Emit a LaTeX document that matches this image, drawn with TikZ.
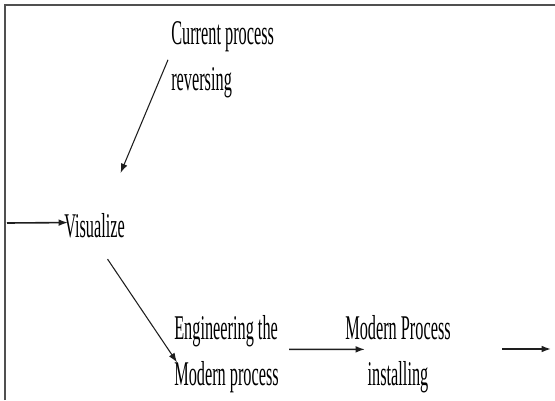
\documentclass[tikz,border=0pt]{standalone}
\usepackage{fontspec}
\newfontfamily\condfont[FakeStretch=0.47]{Liberation Serif}
\usepackage{tikz}
\usetikzlibrary{calc,arrows.meta}

\tikzset{
  steptext/.style={font=\condfont\fontsize{26pt}{35pt}\selectfont, inner sep=0pt},
  flowline/.style={draw={rgb,255:red,30;green,30;blue,30}, line width=0.8pt, -{Latex[length=7pt,width=5pt]}},
  flowrow/.style={flowline, line width=1.2pt},
}

\begin{document}
\begin{tikzpicture}[x=0.75pt,y=0.75pt,yscale=-1,xscale=1]
\useasboundingbox (0,0) rectangle (555,400);

%Frame
\draw [draw={rgb,255:red,80;green,80;blue,80}, line width=1.2pt] (5,400) -- (5,5) -- (555,5) ;

%Text Nodes
\node [steptext, anchor=north west, align=left] (current) at (171,21) {Current process\\reversing};
\node [steptext, anchor=north west] (visual) at (64,213) {Visualize};
\node [steptext, anchor=north west, align=left] (engineer) at (174,315) {Engineering the\\Modern process};
\node [steptext, anchor=north, align=center] (install) at (398,315) {Modern Process\\installing};

%Free ends
\coordinate (start) at (7,223) ;
\coordinate (finish) at (551,349) ;

%Straight Lines
\draw [flowline] ($(current.west)+(-3,0)$) -- ($(visual.north)+(26,-40)$) ;
\draw [flowrow] (start) -- ($(visual.west)+(4,-3)$) ;
\draw [flowline] ($(visual.south)+(13,21)$) -- ($(engineer.west)+(3,8)$) ;
\draw [flowrow] ($(engineer.east)+(10,-5)$) -- ($(install.west)+(20,-5)$) ;
\draw [flowrow] ($(finish)+(-49,0)$) -- (finish) ;

\end{tikzpicture}
\end{document}
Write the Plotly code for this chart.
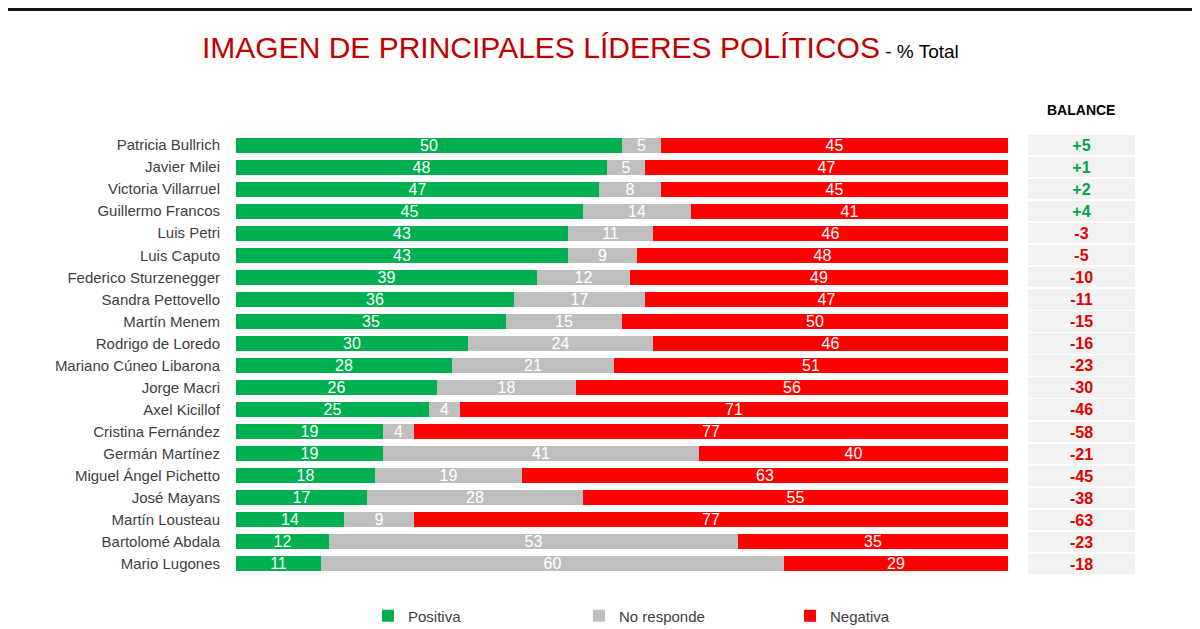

------------------------------------

Task requirements: Print every entry exactly as written, without the pictures.

Solution below:
Emit a LaTeX document that matches this image, drawn with TikZ.
\documentclass[tikz,border=0pt]{standalone}
\usepackage{fontspec}
\newfontfamily\condfont[FakeStretch=0.47]{Liberation Serif}
\usepackage{tikz}
\usetikzlibrary{calc,arrows.meta}

\tikzset{
  steptext/.style={font=\condfont\fontsize{26pt}{35pt}\selectfont, inner sep=0pt},
  flowline/.style={draw={rgb,255:red,30;green,30;blue,30}, line width=0.8pt, -{Latex[length=7pt,width=5pt]}},
  flowrow/.style={flowline, line width=1.2pt},
}

\begin{document}
\begin{tikzpicture}[x=0.75pt,y=0.75pt,yscale=-1,xscale=1]
\useasboundingbox (0,0) rectangle (555,400);

%Frame
\draw [draw={rgb,255:red,80;green,80;blue,80}, line width=1.2pt] (5,400) -- (5,5) -- (555,5) ;

%Text Nodes
\node [steptext, anchor=north west, align=left] (current) at (171,21) {Current process\\reversing};
\node [steptext, anchor=north west] (visual) at (64,213) {Visualize};
\node [steptext, anchor=north west, align=left] (engineer) at (174,315) {Engineering the\\Modern process};
\node [steptext, anchor=north, align=center] (install) at (398,315) {Modern Process\\installing};

%Free ends
\coordinate (start) at (7,223) ;
\coordinate (finish) at (551,349) ;

%Straight Lines
\draw [flowline] ($(current.west)+(-3,0)$) -- ($(visual.north)+(26,-40)$) ;
\draw [flowrow] (start) -- ($(visual.west)+(4,-3)$) ;
\draw [flowline] ($(visual.south)+(13,21)$) -- ($(engineer.west)+(3,8)$) ;
\draw [flowrow] ($(engineer.east)+(10,-5)$) -- ($(install.west)+(20,-5)$) ;
\draw [flowrow] ($(finish)+(-49,0)$) -- (finish) ;

\end{tikzpicture}
\end{document}
Write the Plotly code for this chart.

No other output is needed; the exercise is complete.